Repeat every line of the listing below exactly, minus the pictures.
*** Data lines
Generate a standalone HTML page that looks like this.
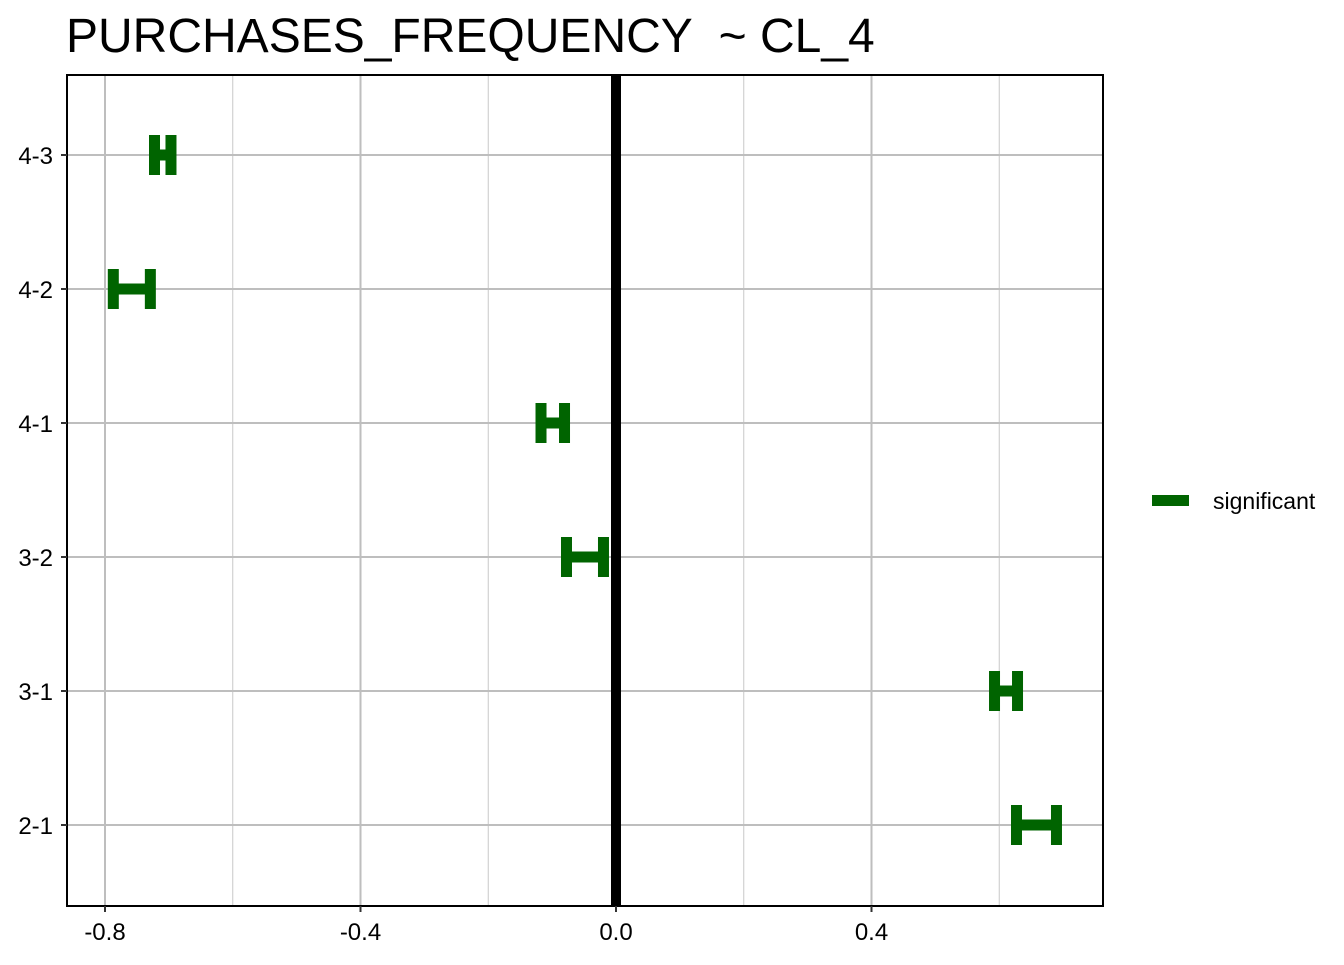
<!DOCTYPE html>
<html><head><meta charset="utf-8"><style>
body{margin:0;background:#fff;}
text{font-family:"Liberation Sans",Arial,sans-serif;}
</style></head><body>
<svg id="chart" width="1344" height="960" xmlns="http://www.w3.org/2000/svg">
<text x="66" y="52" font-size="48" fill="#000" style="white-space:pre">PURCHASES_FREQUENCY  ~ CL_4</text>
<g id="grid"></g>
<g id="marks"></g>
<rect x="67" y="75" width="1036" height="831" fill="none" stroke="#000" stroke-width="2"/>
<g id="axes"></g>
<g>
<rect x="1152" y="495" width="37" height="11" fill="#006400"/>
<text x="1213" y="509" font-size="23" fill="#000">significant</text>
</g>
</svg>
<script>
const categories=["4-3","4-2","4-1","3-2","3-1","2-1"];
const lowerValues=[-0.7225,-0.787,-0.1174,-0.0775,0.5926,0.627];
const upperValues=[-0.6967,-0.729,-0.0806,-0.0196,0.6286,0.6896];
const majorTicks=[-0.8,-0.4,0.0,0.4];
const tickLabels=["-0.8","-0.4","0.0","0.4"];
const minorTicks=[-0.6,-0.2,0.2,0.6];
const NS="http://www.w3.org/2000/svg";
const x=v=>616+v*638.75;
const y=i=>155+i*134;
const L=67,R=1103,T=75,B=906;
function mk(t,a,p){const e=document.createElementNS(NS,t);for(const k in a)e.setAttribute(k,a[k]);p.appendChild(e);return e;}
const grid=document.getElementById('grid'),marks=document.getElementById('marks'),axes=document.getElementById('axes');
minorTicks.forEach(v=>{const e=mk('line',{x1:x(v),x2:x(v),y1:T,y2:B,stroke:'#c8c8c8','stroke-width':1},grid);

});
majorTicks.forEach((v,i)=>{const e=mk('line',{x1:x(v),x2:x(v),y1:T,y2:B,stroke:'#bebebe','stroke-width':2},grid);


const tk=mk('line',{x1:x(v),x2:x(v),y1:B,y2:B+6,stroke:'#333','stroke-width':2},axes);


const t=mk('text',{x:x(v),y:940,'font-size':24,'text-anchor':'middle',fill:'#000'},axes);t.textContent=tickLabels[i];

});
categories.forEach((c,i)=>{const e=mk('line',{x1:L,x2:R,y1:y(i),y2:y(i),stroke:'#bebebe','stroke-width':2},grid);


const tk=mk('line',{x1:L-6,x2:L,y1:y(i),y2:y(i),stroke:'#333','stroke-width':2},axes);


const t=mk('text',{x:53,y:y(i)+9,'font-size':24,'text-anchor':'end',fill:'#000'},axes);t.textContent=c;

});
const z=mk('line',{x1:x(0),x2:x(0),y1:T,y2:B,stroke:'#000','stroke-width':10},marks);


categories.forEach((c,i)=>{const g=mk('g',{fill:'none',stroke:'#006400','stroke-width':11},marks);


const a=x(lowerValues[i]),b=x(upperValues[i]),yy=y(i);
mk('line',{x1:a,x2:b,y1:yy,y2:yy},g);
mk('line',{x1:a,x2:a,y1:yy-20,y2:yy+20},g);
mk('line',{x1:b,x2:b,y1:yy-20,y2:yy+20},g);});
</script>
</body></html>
******
** Result of this exercise **
Generate a standalone HTML page that looks like this.
<!DOCTYPE html>
<html><head><meta charset="utf-8"><style>
body{margin:0;background:#fff;}
text{font-family:"Liberation Sans",Arial,sans-serif;}
</style></head><body>
<svg id="chart" width="1344" height="960" xmlns="http://www.w3.org/2000/svg">
<text x="66" y="52" font-size="48" fill="#000" style="white-space:pre">PURCHASES_FREQUENCY  ~ CL_4</text>
<g id="grid"></g>
<g id="marks"></g>
<rect x="67" y="75" width="1036" height="831" fill="none" stroke="#000" stroke-width="2"/>
<g id="axes"></g>
<g>
<rect x="1152" y="495" width="37" height="11" fill="#006400"/>
<text x="1213" y="509" font-size="23" fill="#000">significant</text>
</g>
</svg>
<script>
const categories=["4-3","4-2","4-1","3-2","3-1","2-1"];
const lowerValues=[-0.7225,-0.787,-0.1174,-0.0775,0.5926,0.627];
const upperValues=[-0.6967,-0.729,-0.0806,-0.0196,0.6286,0.6896];
const majorTicks=[-0.8,-0.4,0.0,0.4];
const tickLabels=["-0.8","-0.4","0.0","0.4"];
const minorTicks=[-0.6,-0.2,0.2,0.6];
const NS="http://www.w3.org/2000/svg";
const x=v=>616+v*638.75;
const y=i=>155+i*134;
const L=67,R=1103,T=75,B=906;
function mk(t,a,p){const e=document.createElementNS(NS,t);for(const k in a)e.setAttribute(k,a[k]);p.appendChild(e);return e;}
const grid=document.getElementById('grid'),marks=document.getElementById('marks'),axes=document.getElementById('axes');
minorTicks.forEach(v=>{const e=mk('line',{x1:x(v),x2:x(v),y1:T,y2:B,stroke:'#c8c8c8','stroke-width':1},grid);

});
majorTicks.forEach((v,i)=>{const e=mk('line',{x1:x(v),x2:x(v),y1:T,y2:B,stroke:'#bebebe','stroke-width':2},grid);


const tk=mk('line',{x1:x(v),x2:x(v),y1:B,y2:B+6,stroke:'#333','stroke-width':2},axes);


const t=mk('text',{x:x(v),y:940,'font-size':24,'text-anchor':'middle',fill:'#000'},axes);t.textContent=tickLabels[i];

});
categories.forEach((c,i)=>{const e=mk('line',{x1:L,x2:R,y1:y(i),y2:y(i),stroke:'#bebebe','stroke-width':2},grid);


const tk=mk('line',{x1:L-6,x2:L,y1:y(i),y2:y(i),stroke:'#333','stroke-width':2},axes);


const t=mk('text',{x:53,y:y(i)+9,'font-size':24,'text-anchor':'end',fill:'#000'},axes);t.textContent=c;

});
const z=mk('line',{x1:x(0),x2:x(0),y1:T,y2:B,stroke:'#000','stroke-width':10},marks);


categories.forEach((c,i)=>{const g=mk('g',{fill:'none',stroke:'#006400','stroke-width':11},marks);


const a=x(lowerValues[i]),b=x(upperValues[i]),yy=y(i);
mk('line',{x1:a,x2:b,y1:yy,y2:yy},g);
mk('line',{x1:a,x2:a,y1:yy-20,y2:yy+20},g);
mk('line',{x1:b,x2:b,y1:yy-20,y2:yy+20},g);});
</script>
</body></html>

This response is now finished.